The European / Regional Angle

From a European perspective, Tether is both indispensable and increasingly problematic.

On the one hand, much of the crypto liquidity accessible to EU traders still clears through USDT pairs. Even if you never touch Tether directly, the price you get for bitcoin or ether on a European exchange is heavily influenced by USDT markets offshore. For startups in Berlin, Ljubljana or Zagreb building on public blockchains, USDT has been the easiest dollar proxy to integrate.

On the other hand, EU regulators are trying to do something fundamentally different from the U.S.: limit the power of non‑euro stablecoins inside the Union. Under MiCA, "significant" dollar‑pegged stablecoins face caps on daily transaction volumes for use as a means of payment in the EU. Supervisors have already warned that some popular tokens may have to be restricted or even delisted for EU residents.

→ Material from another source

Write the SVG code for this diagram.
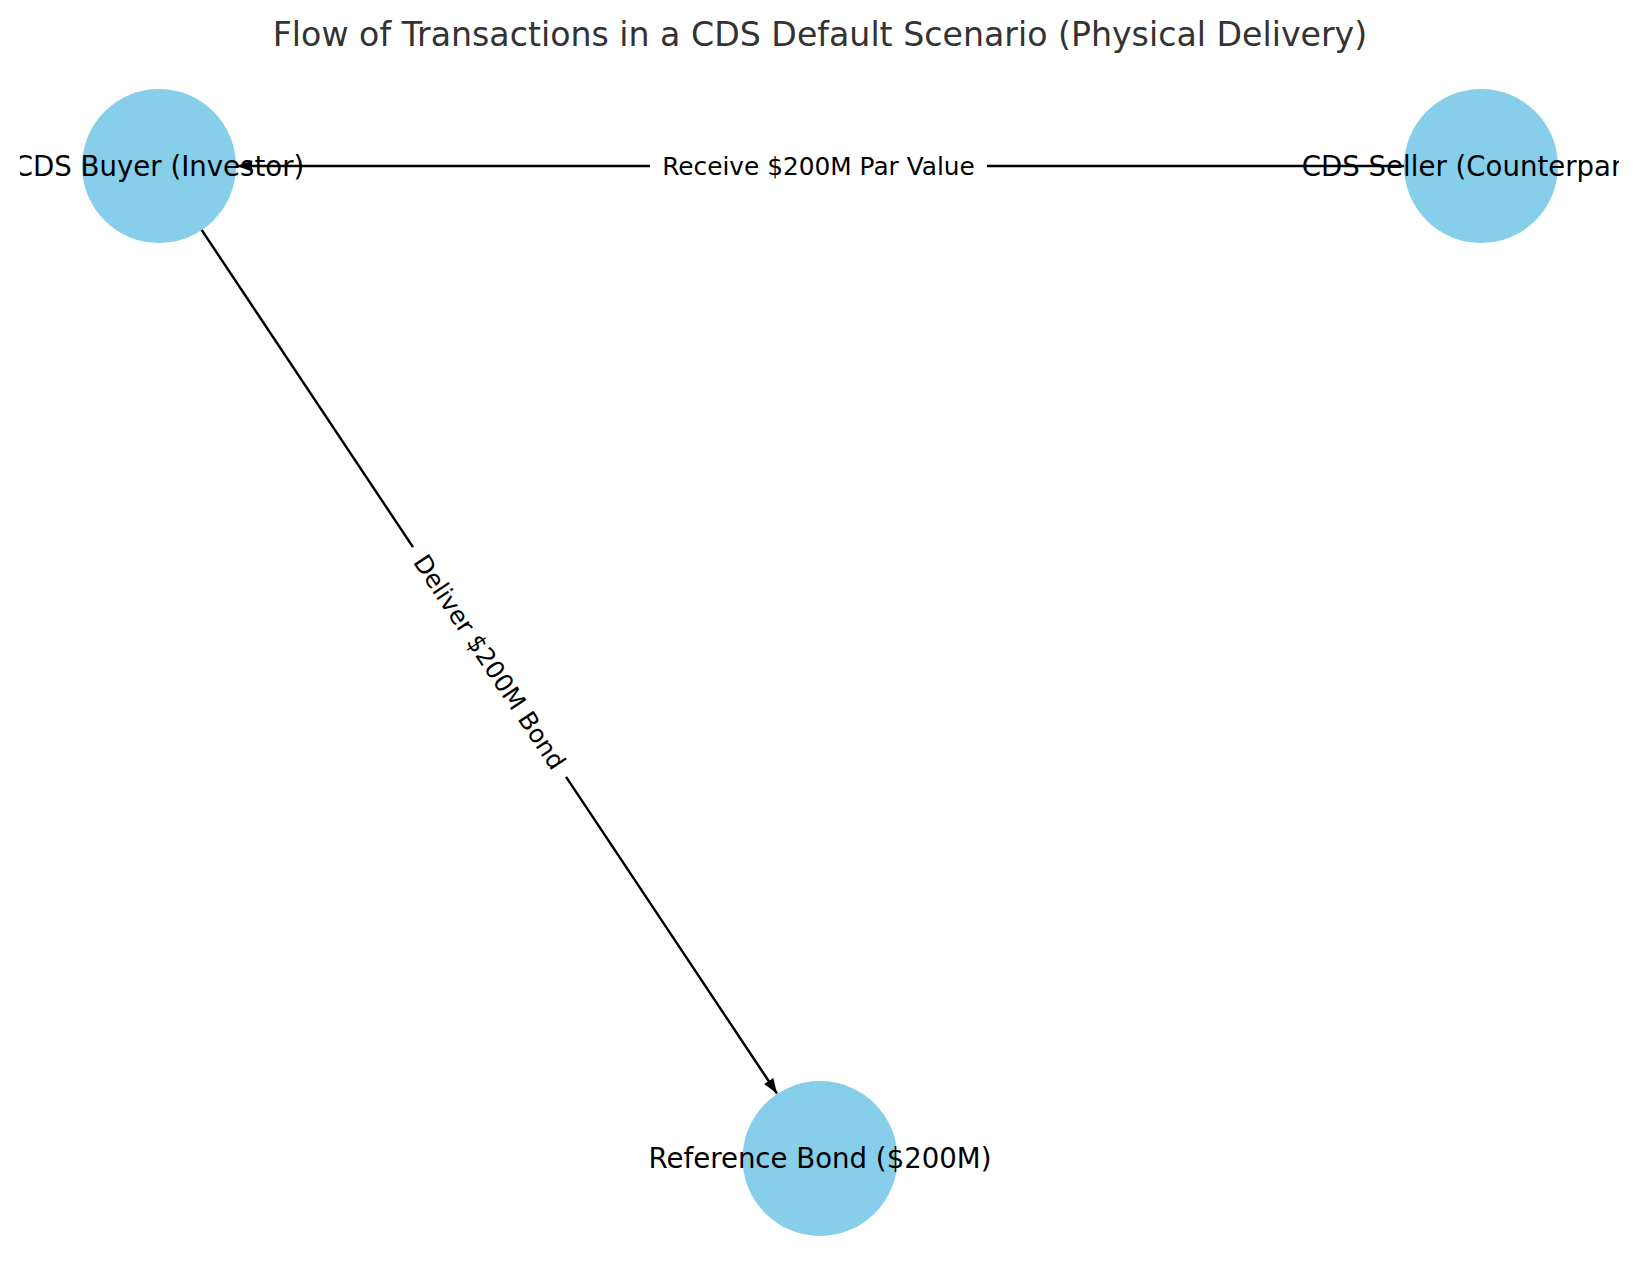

That sets up a collision course. If USDT remains the de‑facto settlement layer for global crypto, but its use inside the EU is curtailed, European platforms will need to either:

  • pivot to euro‑denominated stablecoins (where local offerings and EURC from Circle are still small), or
  • route liquidity through non‑EU entities, undermining the very idea of EU financial sovereignty.

For a region that is simultaneously pushing a digital euro, the AI Act, and strict AML/CTF rules, Tether is a stress test: can the EU keep its standards without isolating itself from the dominant “crypto dollar” rail?


Looking Ahead

Expect Tether’s U.S. charm offensive to intensify over the next 12–24 months. Key milestones to watch:

  • U.S. stablecoin legislation: If a federal law passes that recognises bank‑issued and possibly non‑bank stablecoins under clear rules, USAT could become Tether’s official U.S. face, giving Washington more comfort while leaving USDT in the grey zones that regulators do not fully control.
  • MiCA enforcement in Europe: ESMA and the EBA will start naming which tokens qualify as "significant". Any explicit action against USDT for EU users will force exchanges and fintechs to redesign their infrastructure — and could accelerate euro‑stablecoin projects.
  • Reserve transparency and concentration risk: Tether’s massive profits come from parking reserves in short‑term Treasuries and other assets. In a world where interest rates fall or bond markets wobble, the question becomes: how conservative are those reserves really, and who verifies them?
  • AI and infrastructure bets: Qvac and the investments in Neura, satellites, data centers and agriculture will either look visionary or reckless within five years. If they succeed, Tether will control not just a currency, but pieces of an entire digital and physical stack in key emerging markets.

The biggest unanswered question is political: at what point does Tether’s importance to U.S. dollar hegemony outweigh concerns about its governance and opacity — and who ultimately makes that call?


The Bottom Line

Tether’s media blitz is a signal that the company knows it has crossed a threshold: from controversial crypto utility to systemic piece of the dollar’s global infrastructure. Regulators in Washington, Brussels and beyond now face a binary choice they’ve been postponing: either integrate and tightly supervise Tether‑like entities, or actively push users toward alternative rails. Are we comfortable letting a private, extraterritorial company become the central bank of the internet — or do we finally build a public alternative?